The Bursting Bond Bubble
Correlation fever, the government bond bubble, shackling central banks, recession fake news, earnings risk fully discounted
The One Variable Market
The correlation between stocks, bonds, commodities and the dollar relative to G10 currencies is approaching one (perfect correlation) due to the investment process being reduced to a single variable, Federal Reserve tightening. While stocks, bonds and the dollar are moving together, the fever is most acute in sovereign bond markets. Every economic, inflation or corporate earnings report is analyzed in terms of the implications for the Fed policy. Soft home sales, single family housing starts, and builder confidence lowered the correlation fever. Strong corporate earnings from consumer companies due to decent demand and pricing power raised the fever. Japanese September CPI caused a spike in the fever Thursday night with a sharp selloff in 30 and 40-year Japanese government bonds (JGBs), not subject to the Bank of Japan’s yield curve control, and the yen fell below 150 despite intervention threats spilling over to global yields. A Wall Street Journal story from Fed reporter Nick Timiraos that is consistent with our developing dovish dissenters view triggered a 130-point spike rally in S&P 500 futures Friday but left the back end of the Treasury market behind with a 26bp steepening of 2s30s (2s down 14bp and 30s +12bp). Later Friday morning, the Bank of Japan, on behalf of the Ministry of Finance (an important distinction) intervened for the second time since the September FOMC meeting and the yen rallied from 152 to 146. Global bond markets are chaotic, and the Fed appears to be on the verge of a blink.
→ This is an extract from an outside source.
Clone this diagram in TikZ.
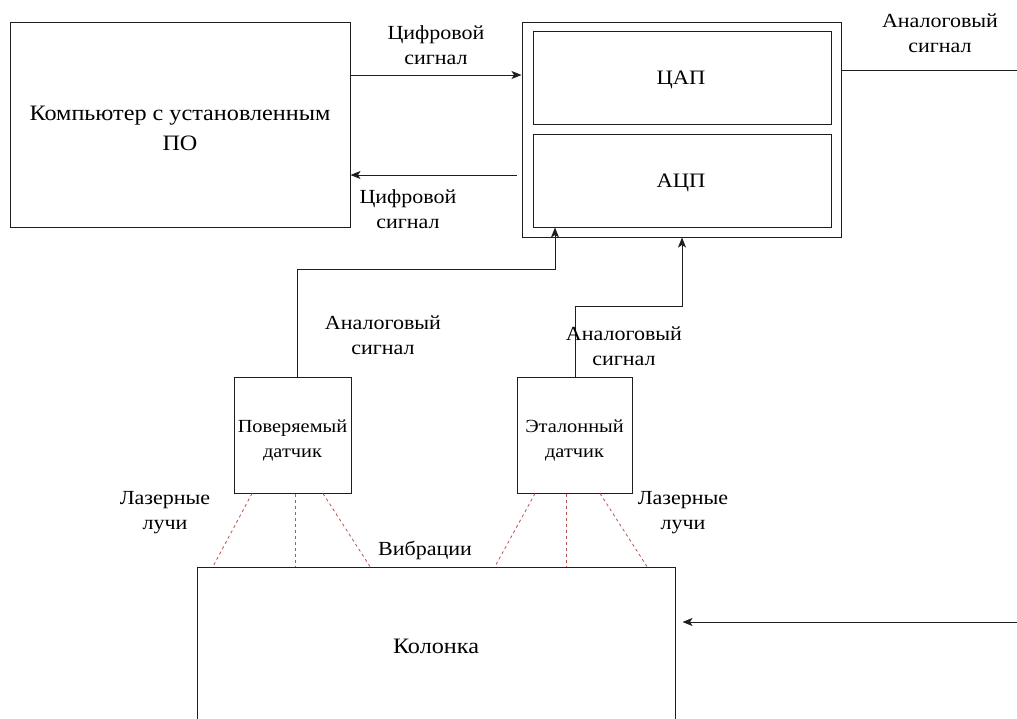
\documentclass[tikz,border=0pt]{standalone}
\usepackage{fontspec}
\setmainfont{Liberation Serif}[FakeStretch=1.1]
\newfontfamily\ser{Liberation Serif}[FakeStretch=1.1]
\usetikzlibrary{arrows.meta}
\definecolor{lnc}{RGB}{30,30,30}
\definecolor{laser}{RGB}{184,84,80}
\begin{document}
\begin{tikzpicture}[x=1pt,y=-1pt,
  box/.style={draw=lnc,line width=1pt,inner sep=0pt},
  txt/.style={inner sep=0pt,align=center},
  lbl/.style={inner sep=0pt,align=center,font=\ser\fontsize{20}{25}\selectfont},
  arr/.style={draw=lnc,line width=1pt,-{Stealth[length=10pt,width=8pt,inset=2.5pt]}},
  wire/.style={draw=lnc,line width=1pt},
  beam/.style={draw=laser,line width=0.8pt,dash pattern=on 3pt off 3pt}]
\useasboundingbox (0,0) rectangle (1017,718);
\begin{scope}
\clip (0,0) rectangle (1017,718);
% boxes
\node[box,minimum width=340pt,minimum height=205pt] (comp) at (180,124.5) {};
\node[txt,font=\ser\fontsize{22}{30}\selectfont] (compt) at (180,128) {Компьютер с установленным\\ПО};
\node[box,minimum width=319pt,minimum height=215pt] (outer) at (681.5,129.5) {};
\node[box,minimum width=298pt,minimum height=93pt] (dac) at (682,77.5) {};
\node[txt,font=\ser\fontsize{20.5}{24}\selectfont] (dact) at (681,80) {ЦАП};
\node[box,minimum width=298pt,minimum height=93pt] (adc) at (682,180.5) {};
\node[txt,font=\ser\fontsize{20.5}{24}\selectfont] (adct) at (681,183) {АЦП};
\node[box,minimum width=117pt,minimum height=116pt] (s1) at (292.5,435) {};
\node[txt,font=\ser\fontsize{18.5}{25}\selectfont] (s1t) at (292.5,440) {Поверяемый\\датчик};
\node[box,minimum width=115pt,minimum height=116pt] (s2) at (574.5,435) {};
\node[txt,font=\ser\fontsize{18.5}{25}\selectfont] (s2t) at (574.5,440) {Эталонный\\датчик};
\node[box,minimum width=478pt,minimum height=154pt] (kol) at (436,644) {};
\node[txt,font=\ser\fontsize{22}{26}\selectfont] (kolt) at (436,646) {Колонка};
% free ends
\coordinate (rend) at (1017,70);
\coordinate (kin) at (1017,622);
% connectors
\draw[arr] (comp.east |- 0,75) -- (outer.west |- 0,75);
\draw[arr] ([xshift=-5pt]outer.west |- 0,175) -- (comp.east |- 0,175);
\draw[wire] (outer.east |- rend) -- (rend);
\draw[arr] ([xshift=4.5pt]s1.north) -- ++(0,-107) -| (adc.south -| 555,0);
\draw[arr] ([xshift=0.5pt]s2.north) -- ++(0,-70) -| (outer.south -| 682,0);
\draw[arr] (kin) -- ([xshift=7pt]kol.east |- kin);
% laser beams
\draw[beam] ([xshift=-40.5pt]s1.south) -- ([xshift=-223pt]kol.north);
\draw[beam] ([xshift=2.5pt]s1.south) -- ([xshift=-141pt]kol.north);
\draw[beam] ([xshift=30.5pt]s1.south) -- ([xshift=-66pt]kol.north);
\draw[beam] ([xshift=-39.5pt]s2.south) -- ([xshift=59pt]kol.north);
\draw[beam] ([xshift=-8.5pt]s2.south) -- ([xshift=130pt]kol.north);
\draw[beam] ([xshift=25.5pt]s2.south) -- ([xshift=211pt]kol.north);
% labels
\node[lbl] (l1) at (436,45) {Цифровой\\сигнал};
\node[lbl] (l2) at (408,209) {Цифровой\\сигнал};
\node[lbl] (l3) at (940,33) {Аналоговый\\сигнал};
\node[lbl] (l4) at (383,335) {Аналоговый\\сигнал};
\node[lbl] (l5) at (624,346) {Аналоговый\\сигнал};
\node[lbl] (l6) at (165,513) {Лазерные\\лучи};
\node[lbl] (l7) at (683,513) {Лазерные\\лучи};
\node[lbl] (l8) at (425,550) {Вибрации};
\end{scope}
\end{tikzpicture}
\end{document}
Decades of buying of US Treasuries by central banks (CBs), beginning with Asian exporters suppressing currency appreciation in the ‘00s, and followed by developed world CBs after the global financial and European sovereign debt crises, facilitated massive growth in sovereign debt outstanding. Government debt liquidity collapsed due to the combination of the end of global QE, falling current account surpluses from the largest foreign holders of Treasuries due to the energy crisis and slowing goods exports, and regulatory policy that reduced the amount of capital available to trade government debt. The Federal Reserve and Bank of England, the two largest current account deficit countries that require capital inflows to finance government spending, are the largest contributors to global government bond chaos. Even as the correlation breaks with the coming Blink 2022, the shifting political winds are likely to restrict central banks degrees of freedom otherwise known as independence. We are headed towards an environment where markets determine the cost of investment capital, with reduced malinvestment, increased creative destruction, and faster productivity growth, but we need the central bank most responsible for the fever to recognize that with correlation going to one there is likely to be collateral damage.